That’s Professor Crusie, Please

So those of you who have been dying to learn to write romance from me AND get college credit, you’re in luck. Starting in the fall, Pam Regis and I will teaching the McDaniel College Romance Writing Program, which is a five-course online graduate program with full college credit. (The graduate credit can be transferred into a McDaniel Master of Liberal Arts (MLA) degree.)


You’re probably wondering how this happened. (If not, pretend to wonder. I’m still amazed.) Nora Roberts has given McDaniel College a lot of money to start a Center for the Study of Romance, which includes support for the romance collection in the Hoover Library, the establishment of a minor in romance fiction, and–TA DA–an online romance writing program. The fabulous Pam Regis is the director of the center and she e-mailed me and said, “Hey, do you want to teach online?” and I said, “Yes,” and she said, “Good, help me design the courses,” and we did. So if you don’t like the way this is set up, blame me, because every time I said, “Do THIS,” Pam said, “Okay.” I love working with Pam.


The graduate level program has five eight-week courses that taken consecutively should result not only in a detailed understanding of romance and the writing of it but also in a complete and throughly critiqued proposal (by me, so stock up on wine and anti-depressants) ready to be sent to editors. (Yes, you have to take the courses consecutively.) You must have a bachelor’s degree (graduate level, folks), and a checkbook (it’s $1290 per course, so that’s about $6500 for forty weeks of The Crusie Theory of Novel Writing), and apply between July 1st and July 27th for the first course, “Reading the Romance,” which starts on August 27th (apply as in “submit a graduate application, application fee, and official undergraduate transcripts from an accredited institution verifying a degree”).


You can get the official descriptions of the courses through McDaniel, but here’s the quick-and-dirty version (Pam and I will both be teaching the first Reading the Romance Course, I’ll be teaching the last four, assuming I don’t get hit by a truck or do something so horrible McDaniel fires me):


o Reading the Romance:

This is pretty much “reading as a writer,” going through ten romance and women’s fiction novels and looking for characterization, structure, theme and all the other things that go into a great romance novel. Basically, we’re going to force you to read ten romance novels for college credit and then talk about how the writers did the things they did so you can do them, too. And since I know some of the writers, I’m going to rope them into talking about what they did (Susan Elizabeth Phillips, Barbara O’Neal, and Patricia Gaffney have already said they’ll do online chats, and I have enough dirt on Stuart and Rich that they’ll chat, too; I’ll be asking the others as we get closer to the class dates). It’s the Introduction to Romance As We See It before you get into the classes where I make you write it and show it to me and the other students in your class. Romance writing is not for wimps.


Required Reading:

Montana Sky, Nora Roberts

Heaven, Texas, Susan Elizabeth Phillips

Lord of Scoundrels, Loretta Chase

Indigo, Beverly Jenkins

Dogs and Goddeses, Anne Stuart, Lani Diane Rich, Jennifer Crusie

Wicked Lovely, Melissa Marr

The Saving Graces, Patricia Gaffney

How to Bake a Perfect Life, Barbara O’Neal


o Writing the Romance Novel I:

The second course is all about character and relationships, looking at the roles of the protagonist and antagonist in writing romance, the psychology of love and how to apply it in writing the romance, and the importance of community and all the relationships within it as both foil and subtext to the romance. We’ll workshop first scenes and first chapters and study the relationships in your novel-in-progress.

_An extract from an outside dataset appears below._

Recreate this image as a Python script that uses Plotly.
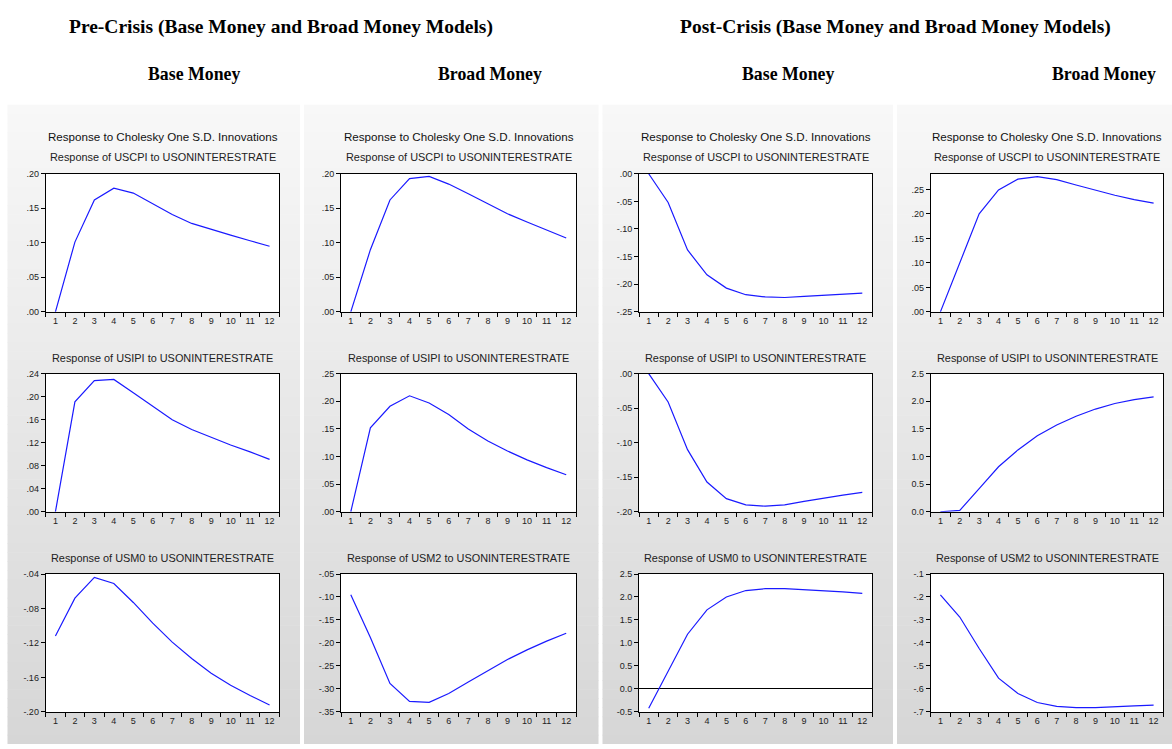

o Writing the Romance Novel II

The third course is about structure, how to use classic plot structure, scene structure, and focus in terms of time (pacing), voice, and theme. We’ll analyze the plot of your novel-in-progress and you’ll construct a polished synopsis.


o Romance Writing Workshop

This is where you put the first three courses all together, or How To Revise Your Novel. You’ll be doing mostly critiquing during this eight weeks, which is good because I found during my MFA that I learned a lot more critiquing other people’s work than I did doing my own.


o Publishing

And in the last eight weeks, you get the business course, how traditional publishing and e-publishing work (short version: it’s a casino, honey), how to work with agents and editors, and how to market your work. At the end of this course, you’ll know who you want to send your proposal to and you’ll have a good proposal to send: first thirty pages, synopsis, and query letter. What we don’t promise you: that you’ll get published. Absolutely no guarantees there, you just roll the dice and take your chances.


I’ll hold office hours online so you can come into a chat room and ask questions at specific times, plus we’ll have online meetings to discuss projects and critique work and chats with authors and others, but for the most part, you can work any time you want. Feel free to ask questions: we’re still putting the courses together so some things are still being decided, but the above description is pretty much what you’ll get. Any questions about credit hours and transfers and general admissions info should be directed to McDaniel or your own institution of learning.


Question: How is this different from Writewell?

Answer: It’s the difference between a really great bicycle and a Mercedes. At Writewell you get a lecture and support materials for a reasonable price, but you get no direct feedback from me. At McDaniel, you get me and the rest of your classmates, talking about writing in general and the romance genre in particular, and beyond that, discussing your work in particular. I can’t guarantee I’ll read your entire novel, but we’ll be talking about most of it every week over a span of forty weeks.


And now I must go back to work. Next up: Pictures of my crochet. Because I have the attention span of a gnat.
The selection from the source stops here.